Similarly to the technology pillars, there are four main pillars of an EA that make the price attractive and provide immediate cost savings:
– Rebate for existing perpetual licenses
– Rebate for the remainder of SWSS purchase
– 20% growth factor
– Lowered price of entry vs perpetual licenses
The rebate eliminates the double-dip scenario commonly encountered when switching licensing models. The same goes for getting a rebate on the residual on your existing SWSS (software and subscription services). These savings go directly to the bottom line of the Enterprise Agreement.

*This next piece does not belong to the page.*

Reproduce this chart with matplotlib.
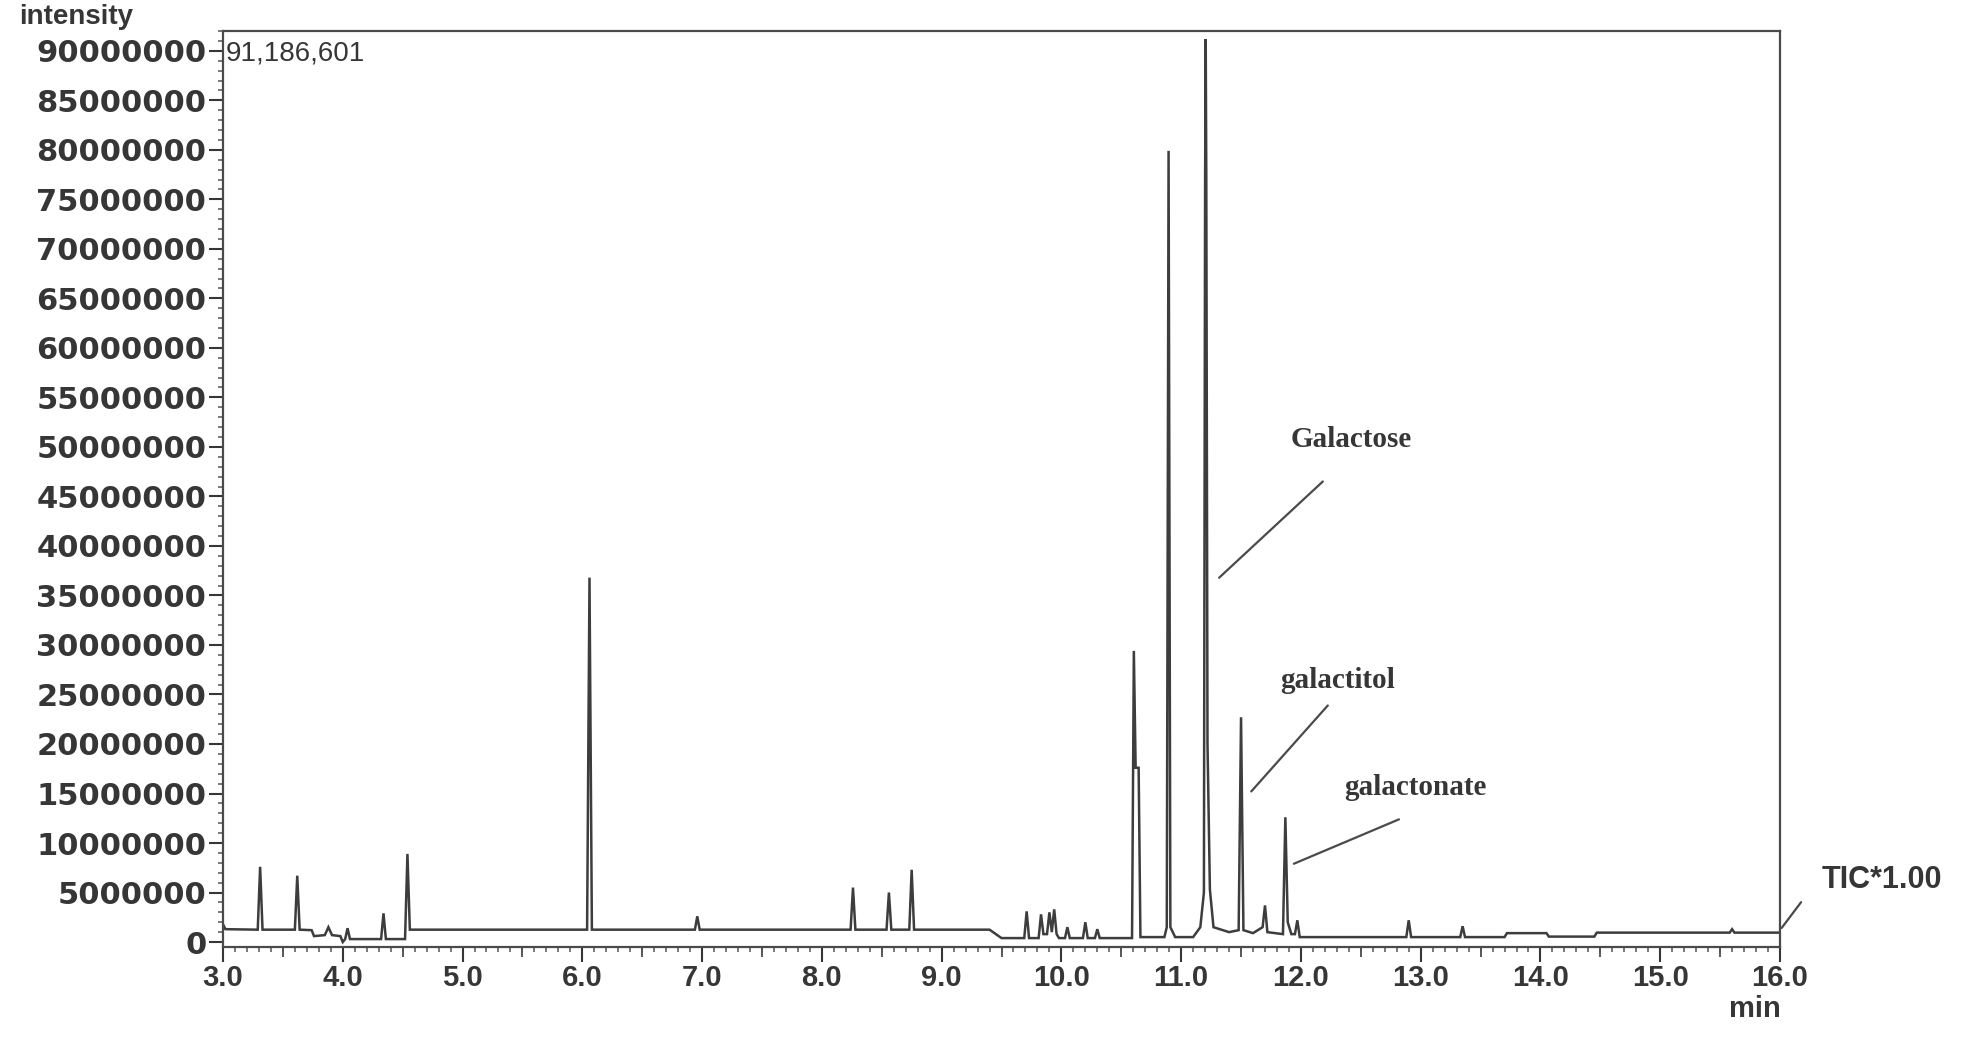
import matplotlib
matplotlib.use("Agg")
import matplotlib.pyplot as plt
from matplotlib.ticker import MultipleLocator, FixedLocator, FuncFormatter

# ---- data (time in min, intensity in millions) ----
time_min = [
    3.00, 3.02, 3.29, 3.31, 3.33, 3.60, 3.62, 3.64, 3.74, 3.76, 3.85, 3.88, 3.91,
    3.98, 4.00, 4.02, 4.04, 4.06, 4.32, 4.34, 4.36, 4.52, 4.54, 4.56,
    6.04, 6.06, 6.08, 6.94, 6.96, 6.98, 8.24, 8.26, 8.28, 8.54, 8.56, 8.58,
    8.73, 8.75, 8.77, 9.40, 9.50, 9.69, 9.71, 9.73, 9.81, 9.83, 9.85, 9.88,
    9.90, 9.92, 9.94, 9.96, 9.98, 10.03, 10.05, 10.07, 10.18, 10.20, 10.22,
    10.28, 10.30, 10.32, 10.59, 10.605, 10.62, 10.645, 10.66,
    10.86, 10.88, 10.895, 10.91, 10.95, 11.10, 11.16, 11.19, 11.200, 11.205,
    11.21, 11.22, 11.24, 11.27, 11.40, 11.48, 11.50, 11.52, 11.60, 11.68,
    11.70, 11.72, 11.85, 11.87, 11.89, 11.92, 11.95, 11.97, 11.99,
    12.88, 12.90, 12.92, 13.33, 13.35, 13.37, 13.70, 13.72, 14.05, 14.07,
    14.45, 14.47, 15.58, 15.60, 15.62, 16.00,
]
intensity_M = [
    1.8, 1.3, 1.25, 7.6, 1.25, 1.25, 6.7, 1.25, 1.2, 0.6, 0.7, 1.5, 0.7,
    0.6, 0.0, 0.3, 1.4, 0.3, 0.3, 2.9, 0.3, 0.3, 8.9, 1.25,
    1.25, 36.8, 1.25, 1.25, 2.6, 1.25, 1.25, 5.5, 1.25, 1.25, 5.0, 1.25,
    1.25, 7.3, 1.25, 1.25, 0.4, 0.4, 3.1, 0.4, 0.4, 2.8, 0.8, 0.8,
    3.0, 1.0, 3.3, 0.8, 0.4, 0.4, 1.5, 0.4, 0.4, 2.0, 0.4,
    0.4, 1.3, 0.4, 0.4, 29.4, 17.6, 17.6, 0.5,
    0.5, 1.5, 79.9, 1.5, 0.5, 0.5, 1.5, 5.0, 77.0, 91.19,
    77.0, 20.0, 5.3, 1.5, 1.0, 1.2, 22.7, 1.2, 0.9, 1.5,
    3.7, 1.0, 0.8, 12.6, 2.0, 0.8, 0.8, 2.2, 0.5,
    0.5, 2.2, 0.5, 0.5, 1.6, 0.5, 0.5, 0.9, 0.9, 0.55,
    0.55, 0.95, 0.95, 1.3, 0.95, 0.95,
]

x_ticks = [3.0, 4.0, 5.0, 6.0, 7.0, 8.0, 9.0, 10.0, 11.0, 12.0, 13.0, 14.0, 15.0, 16.0]
y_ticks = [0, 5000000, 10000000, 15000000, 20000000, 25000000, 30000000, 35000000,
           40000000, 45000000, 50000000, 55000000, 60000000, 65000000, 70000000,
           75000000, 80000000, 85000000, 90000000]
max_label = "91,186,601"

compounds = ["Galactose", "galactitol", "galactonate"]
peak_tip_t = [11.30, 11.57, 11.92]
peak_tip_M = [36.6, 15.0, 7.8]
label_t = [12.42, 12.31, 12.96]
label_M = [50.7, 26.4, 15.6]
leader_t = [12.20, 12.24, 12.84]
leader_M = [46.7, 24.1, 12.5]

ink = "#363636"
line_c = "#3d3d3d"

fig = plt.figure(figsize=(19.69, 10.39), dpi=100)
W, H = 1969, 1039
ax = fig.add_axes([223 / W, 92 / H, (1780 - 223) / W, (947 - 31) / H])

ax.plot(time_min, [v * 1e6 for v in intensity_M], color=line_c, lw=1.8,
        solid_joinstyle="miter")

ax.set_xlim(3.0, 16.0)
ax.set_ylim(-0.5e6, 92.0e6)

for s in ["left", "top", "right", "bottom"]:
    ax.spines[s].set_color("#4a4a4a")
    ax.spines[s].set_linewidth(1.6)

sans = "Liberation Sans"
serif = "Liberation Serif"

ax.yaxis.set_major_locator(FixedLocator(y_ticks))
ax.yaxis.set_major_formatter(FuncFormatter(lambda v, p: f"{int(round(v))}"))
ax.yaxis.set_minor_locator(MultipleLocator(1e6))
ax.xaxis.set_major_locator(FixedLocator(x_ticks))
ax.xaxis.set_major_formatter(FuncFormatter(lambda v, p: f"{v:.1f}"))
ax.xaxis.set_minor_locator(MultipleLocator(0.1))

ax.tick_params(axis="y", which="major", direction="out", length=10, width=1.5,
               pad=2, labelsize=22, colors=ink)
ax.tick_params(axis="y", which="minor", direction="out", length=3.5, width=1.1,
               colors="#555555")
ax.tick_params(axis="x", which="major", direction="out", length=11, width=1.5,
               pad=1, labelsize=21, colors=ink)
ax.tick_params(axis="x", which="minor", direction="out", length=3.5, width=1.1,
               colors="#555555")
for lab in ax.get_yticklabels():
    lab.set_fontfamily("DejaVu Sans")
    lab.set_fontweight("bold")
for lab in ax.get_xticklabels():
    lab.set_fontfamily(sans)
    lab.set_fontweight("bold")

# half-minute ticks
sec = ax.secondary_xaxis("bottom")
sec.set_xticks([t + 0.5 for t in x_ticks[:-1]])
sec.tick_params(axis="x", direction="out", length=7, width=1.3, colors="#4a4a4a",
                labelbottom=False)
sec.spines["bottom"].set_visible(False)

# max intensity label
ax.text(3.02, 89.7e6, max_label, fontsize=20, fontfamily=sans, color=ink,
        va="center", ha="left")

# compound annotations
for name, tt, tm, lt, lm, qt, qm in zip(compounds, peak_tip_t, peak_tip_M,
                                         label_t, label_M, leader_t, leader_M):
    ax.text(lt, lm * 1e6, name, fontsize=21, fontfamily=serif, fontweight="bold",
            color=ink, ha="center", va="center")
    ax.annotate("", xy=(tt, tm * 1e6), xytext=(qt, qm * 1e6),
                arrowprops=dict(arrowstyle="-", color="#4a4a4a", lw=1.6))

# TIC leader
ax.annotate("", xy=(16.0, 1.2e6), xytext=(16.19, 4.25e6), annotation_clip=False,
            arrowprops=dict(arrowstyle="-", color="#4a4a4a", lw=1.6))
fig.text(1822 / W, 1 - 880 / H, "TIC*1.00", fontsize=22, fontfamily=sans,
         fontweight="bold", color=ink, ha="left", va="center")

fig.text(19 / W, 1 - 4 / H, "intensity", fontsize=20, fontfamily=sans,
         fontweight="bold", color=ink, ha="left", va="top")
fig.text(1755 / W, 1 - 1009 / H, "min", fontsize=21, fontfamily=sans,
         fontweight="bold", color=ink, ha="center", va="center")

fig.savefig("out.png", dpi=100, facecolor="white")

Next up is a significant offering of 20% free growth during the term of the contract. In simple terms, let’s say your initial contract is $300k over three years. Cisco will allow an expansion of your software utilization up to 60k of additional value at no charge during the term of your contract. An example: you have a collaboration plan and are adding 50 new users who will need Webex and calling. In this scenario, you can simply enable all those users without buying anything new or incurring a charge at any point during the length of the contract.
For fast-growing companies who exceed that 20% threshold, there’s good news. You only pay for what’s beyond the 20% and Cisco only charge you going forward once the annual review has taken place. To recycle the example above, if you had 100 additional users and you were 30% above your initial license count, at the time of the annual review, Cisco would charge an additional 10% going forward only! No charge back costs to account whatsoever. This concept is referred to as “True Forward.”
Finally, the cost per unit is just outright lower than buying the equivalent perpetual licensing and the software support associated. That’s a direct saving.